Lili Wus Job ist kein einfacher. Drei Monate hat sie daran gearbeitet und bei fast 90 Hamburger Unternehmen akquiriert, um für Frau Chen und die Herren Liu, Jiang und Pang endlich eine geneigte und passende Firma zu finden. Und das hat einen logischen Grund: Die Chinesen, bereits Exportweltmeister, sind mit einem jährlichen Wirtschaftswachstum um zehn Prozent nicht nur mit Riesenschritten auf dem Weg, die Wirtschaftsweltmacht zu werden. Sie sind auch gleichzeitig unangefochtener Weltmeister der Industriespionage.

Jedes Jahr warnt der Verfassungsschutzbericht ebenso ausführlich wie eindringlich vor den Tricks, Techniken und Taktiken chinesischer Wirtschaftsspione. So ist es kein Wunder, dass auch viele Hamburger Unternehmen befürchten, die chinesischen Hospitanten wollten nur klauen, kopieren und abkupfern. Gerade Herstellerfirmen und Unternehmen mit Entwicklungslabors sind skeptisch. Bei denen hat Lili Wu von der KBW kaum eine Chance, für ihre Manager aus Shanghaier Staatsbetrieben einen Hospitantenplatz zu ergattern.

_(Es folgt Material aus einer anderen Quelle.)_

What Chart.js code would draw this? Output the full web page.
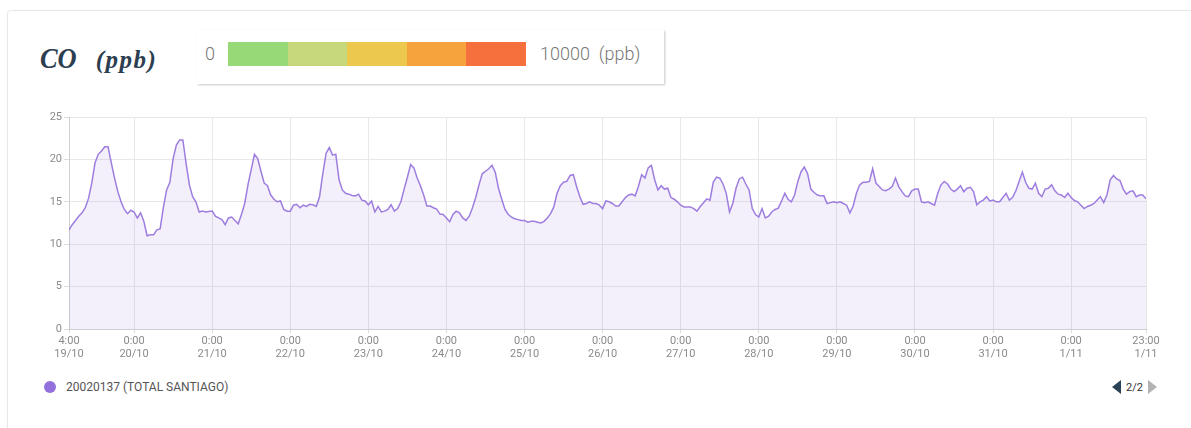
<!DOCTYPE html>
<html>
<head>
<meta charset="utf-8">
<title>CO (ppb)</title>
<script src="https://cdn.jsdelivr.net/npm/chart.js@4/dist/chart.umd.min.js"></script>
<style>
  html, body { margin: 0; padding: 0; background: #fff; }
  body { width: 1191px; height: 428px; position: relative; overflow: hidden; font-family: Roboto, sans-serif; }
  .card { position: absolute; left: 7px; top: 10px; width: 1210px; height: 440px; border: 1px solid #e8e8e8; border-radius: 4px; box-shadow: 0 0 2px rgba(0,0,0,0.04); }
  .title { position: absolute; left: 40px; top: 41px; font-family: 'Liberation Serif', serif; font-weight: bold; font-style: italic; color: #2c3e50; white-space: nowrap; }
  .title .gas { display: inline-block; font-size: 30px; transform: scaleX(0.88); transform-origin: left center; }
  .title .unit { display: inline-block; font-size: 25px; letter-spacing: 1.5px; margin-left: 14px; }
  .scale-box { position: absolute; left: 197px; top: 30px; width: 467px; height: 54px; background: #fff; box-shadow: 1px 1px 2px rgba(0,0,0,0.22); }
  .scale-box .lbl { position: absolute; top: 12px; font-size: 18px; font-weight: 300; color: #777; line-height: 24px; }
  .scale-bar { position: absolute; left: 31px; top: 12px; height: 24px; display: flex; }
  .scale-bar span { display: block; width: 59.6px; height: 24px; }
  #chart { position: absolute; left: 0; top: 100px; }
  .legend { position: absolute; left: 44px; top: 380px; display: flex; align-items: center; font-size: 12px; color: #555; }
  .legend .dot { width: 12px; height: 12px; border-radius: 50%; margin-right: 10px; }
  .pager { position: absolute; left: 1112px; top: 380px; display: flex; align-items: center; font-size: 11px; color: #333; }
  .pager .prev { width: 0; height: 0; border-top: 7px solid transparent; border-bottom: 7px solid transparent; border-right: 9px solid #2b4357; margin-right: 5px; }
  .pager .next { width: 0; height: 0; border-top: 7px solid transparent; border-bottom: 7px solid transparent; border-left: 9px solid #b3b3b3; margin-left: 5px; }
</style>
</head>
<body>
<div class="card"></div>
<div class="title"><span class="gas">CO</span><span class="unit">(ppb)</span></div>
<div class="scale-box">
  <div class="lbl" style="left:8px">0</div>
  <div class="scale-bar" id="scaleBar"></div>
  <div class="lbl" style="left:343px">10000&nbsp;&nbsp;(ppb)</div>
</div>
<canvas id="chart" width="1191" height="269"></canvas>
<div class="legend" id="legend"></div>
<div class="pager"><span class="prev"></span><span>2/2</span><span class="next"></span></div>

<script>
'use strict';

// colour scale shown next to the title
const scaleColors = ['#97d877', '#c6d87b', '#ecc94c', '#f6a33d', '#f6703d'];

// hourly CO readings, first value is 19/10 4:00, last is 1/11 23:00
const co = [
  // 19/10 (4:00 - 23:00)
  11.7, 12.3, 12.8, 13.3, 13.7, 14.3, 15.4, 17.2, 19.6, 20.6, 21.0, 21.5, 21.5, 19.6, 17.8, 16.2, 15.0, 14.1, 13.6, 14.0,
  // 20/10
  13.8, 13.1, 13.7, 12.7, 11.0, 11.1, 11.1, 11.7, 11.8, 14.3, 16.4, 17.3, 20.1, 21.7, 22.3, 22.3, 19.5, 17.0, 15.6, 15.0, 13.8, 13.9, 13.8, 13.85,
  // 21/10
  13.9, 13.3, 13.1, 12.9, 12.3, 13.1, 13.2, 12.8, 12.4, 13.5, 14.8, 17.0, 18.8, 20.6, 20.1, 18.6, 17.2, 16.9, 15.8, 15.3, 15.0, 15.1, 14.1, 13.9,
  // 22/10
  13.9, 14.6, 14.7, 14.3, 14.6, 14.45, 14.7, 14.65, 14.45, 15.6, 18.3, 20.7, 21.4, 20.5, 20.6, 17.6, 16.4, 16.0, 15.9, 15.75, 15.7, 15.9, 15.2, 15.1,
  // 23/10
  14.65, 15.1, 13.8, 14.45, 13.8, 13.9, 14.1, 14.65, 13.9, 14.2, 15.0, 16.5, 17.9, 19.4, 19.0, 17.8, 16.9, 15.8, 14.5, 14.5, 14.3, 14.15, 13.55, 13.5,
  // 24/10
  13.1, 12.65, 13.5, 13.9, 13.7, 13.1, 12.8, 13.3, 14.3, 15.5, 17.0, 18.3, 18.6, 18.9, 19.3, 18.5, 16.6, 15.3, 14.1, 13.5, 13.2, 13.0, 12.9, 12.8,
  // 25/10
  12.8, 12.6, 12.7, 12.7, 12.6, 12.5, 12.7, 13.1, 13.6, 14.4, 16.0, 16.9, 17.3, 17.4, 18.1, 18.2, 16.8, 15.6, 14.7, 14.8, 15.0, 14.8, 14.8, 14.6,
  // 26/10
  14.2, 15.1, 15.0, 14.8, 14.5, 14.5, 15.0, 15.5, 15.8, 15.9, 15.7, 16.8, 18.2, 17.8, 19.0, 19.3, 17.6, 16.4, 16.9, 16.5, 16.6, 15.5, 15.3, 15.0,
  // 27/10
  14.6, 14.4, 14.4, 14.4, 14.2, 13.9, 14.45, 14.9, 15.35, 15.2, 17.3, 17.9, 17.8, 17.1, 16.0, 13.8, 14.8, 16.6, 17.7, 17.9, 17.1, 16.4, 14.2, 13.5,
  // 28/10
  13.2, 14.2, 13.1, 13.3, 13.8, 14.1, 14.25, 15.1, 16.0, 15.3, 15.0, 15.8, 17.4, 18.55, 19.1, 18.3, 16.5, 16.1, 15.8, 15.7, 15.7, 14.8, 14.9, 15.0,
  // 29/10
  14.9, 15.0, 14.8, 14.6, 13.7, 14.5, 16.0, 17.0, 17.3, 17.3, 17.4, 18.9, 17.2, 16.8, 16.4, 16.3, 16.5, 16.8, 17.8, 16.8, 16.2, 15.7, 15.6, 16.3,
  // 30/10
  16.5, 16.5, 15.0, 14.9, 15.0, 14.8, 14.6, 16.0, 17.0, 17.4, 17.1, 16.5, 16.2, 16.5, 16.9, 16.2, 16.6, 16.7, 16.2, 14.65, 15.0, 15.2, 15.6, 15.1,
  // 31/10
  15.2, 15.0, 15.0, 15.5, 16.0, 15.2, 15.5, 16.3, 17.4, 18.5, 17.3, 16.6, 16.5, 17.2, 16.0, 15.6, 16.5, 16.6, 17.0, 16.3, 15.9, 15.8, 15.5, 16.0,
  // 1/11
  15.5, 15.15, 15.0, 14.6, 14.2, 14.45, 14.6, 14.8, 15.2, 15.6, 14.9, 15.8, 17.6, 18.1, 17.7, 17.5, 16.5, 15.9, 16.2, 16.3, 15.6, 15.8, 15.8, 15.35
];

// x-axis ticks: hour offset from 19/10 4:00, and the two label lines
const tickHours = [0, 20, 44, 68, 92, 116, 140, 164, 188, 212, 236, 260, 284, 308, 331];
const tickTimes = ['4:00', '0:00', '0:00', '0:00', '0:00', '0:00', '0:00', '0:00', '0:00', '0:00', '0:00', '0:00', '0:00', '0:00', '23:00'];
const tickDates = ['19/10', '20/10', '21/10', '22/10', '23/10', '24/10', '25/10', '26/10', '27/10', '28/10', '29/10', '30/10', '31/10', '1/11', '1/11'];

const seriesLabel = '20020137 (TOTAL SANTIAGO)';
const seriesColor = '#9370db';

// colour bar
const bar = document.getElementById('scaleBar');
scaleColors.forEach(c => {
  const s = document.createElement('span');
  s.style.background = c;
  bar.appendChild(s);
});

const axisText = { family: 'Roboto', size: 11 };

const co_data = {
  datasets: [{
    label: seriesLabel,
    data: co.map((v, i) => ({ x: i, y: v })),
    borderColor: 'rgba(147, 112, 219, 0.9)',
    backgroundColor: 'rgba(147, 112, 219, 0.11)',
    borderWidth: 1.5,
    fill: 'origin',
    pointRadius: 0,
    tension: 0
  }]
};

const co_config = {
  type: 'line',
  data: co_data,
  options: {
    responsive: false,
    animation: false,
    devicePixelRatio: 1,
    layout: { padding: { left: 0, right: 45, top: 17, bottom: 0 } },
    plugins: {
      legend: { display: false },
      tooltip: { enabled: false }
    },
    scales: {
      x: {
        type: 'linear',
        min: 0,
        max: 331,
        afterBuildTicks: scale => {
          scale.ticks = tickHours.map(h => ({ value: h }));
        },
        afterFit: scale => { scale.height = 40; },
        grid: { color: '#e8e8e8', tickLength: 4, tickColor: '#dcdcdc' },
        border: { color: '#cfcfcf' },
        ticks: {
          autoSkip: false,
          maxRotation: 0,
          padding: 2,
          color: '#8a8a8a',
          font: { ...axisText, lineHeight: 1.14 },
          callback: value => {
            const i = tickHours.indexOf(value);
            return i < 0 ? '' : [tickTimes[i], tickDates[i]];
          }
        }
      },
      y: {
        min: 0,
        max: 25,
        afterFit: scale => { scale.width = 69; },
        grid: { color: '#e8e8e8', tickLength: 5, tickColor: '#dcdcdc' },
        border: { color: '#cfcfcf' },
        ticks: { stepSize: 5, padding: 2, color: '#8a8a8a', font: axisText }
      }
    }
  }
};

const coChart = new Chart(document.getElementById('chart'), co_config);

// legend line under the chart
const legend = document.getElementById('legend');
coChart.data.datasets.forEach(ds => {
  const dot = document.createElement('span');
  dot.className = 'dot';
  dot.style.background = seriesColor;
  const txt = document.createElement('span');
  txt.textContent = ds.label;
  legend.appendChild(dot);
  legend.appendChild(txt);
});
</script>
</body>
</html>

"Wir haben sofort zugesagt, als die Anfrage kam", sagt Thomas Sprock, 52, Finanzgeschäftsführer und zuständig für Personalfragen beim Handelsunternehmen Ter Hell. "Direkte Kontakte nach China, gerade auch zu Staatsbetrieben, sind uns sehr wichtig. Mit unserem Hospitanten Herrn Jiang haben wir sogar schon Ansatzpunkte für eine konkrete Zusammenarbeit gefunden." Gunnar Hänselmann, 57, Ausbildungsleiter vom Transportunternehmen Bursped, hat bereits vor einigen Jahren Erfahrungen mit Hospitanten aus China gemacht. "Die waren nur neugierig und hatten gar keine Ahnung vom Geschäft." Das sei bei Herrn Liu anders. Er kenne sich wenigstens aus in seinem Geschäft. "Und ich bin mir ziemlich sicher, dass er bei uns in Sachen strukturierte und effiziente Arbeitsabläufe einiges dazulernen konnte." Was Herr Liu beim für kommende Woche geplanten Rückflug nach Shanghai mitnimmt? "Für meine Frau 1000 Euro teure, mit Brillanten besetzte Ohrringe. Für meine Partei, meine Firma und für mich selbst einen reichen Erfahrungsschatz", resümiert der General Manager. Er lächelt dabei, so wie er das meistens tut. Unergründlich und geheimnisvoll.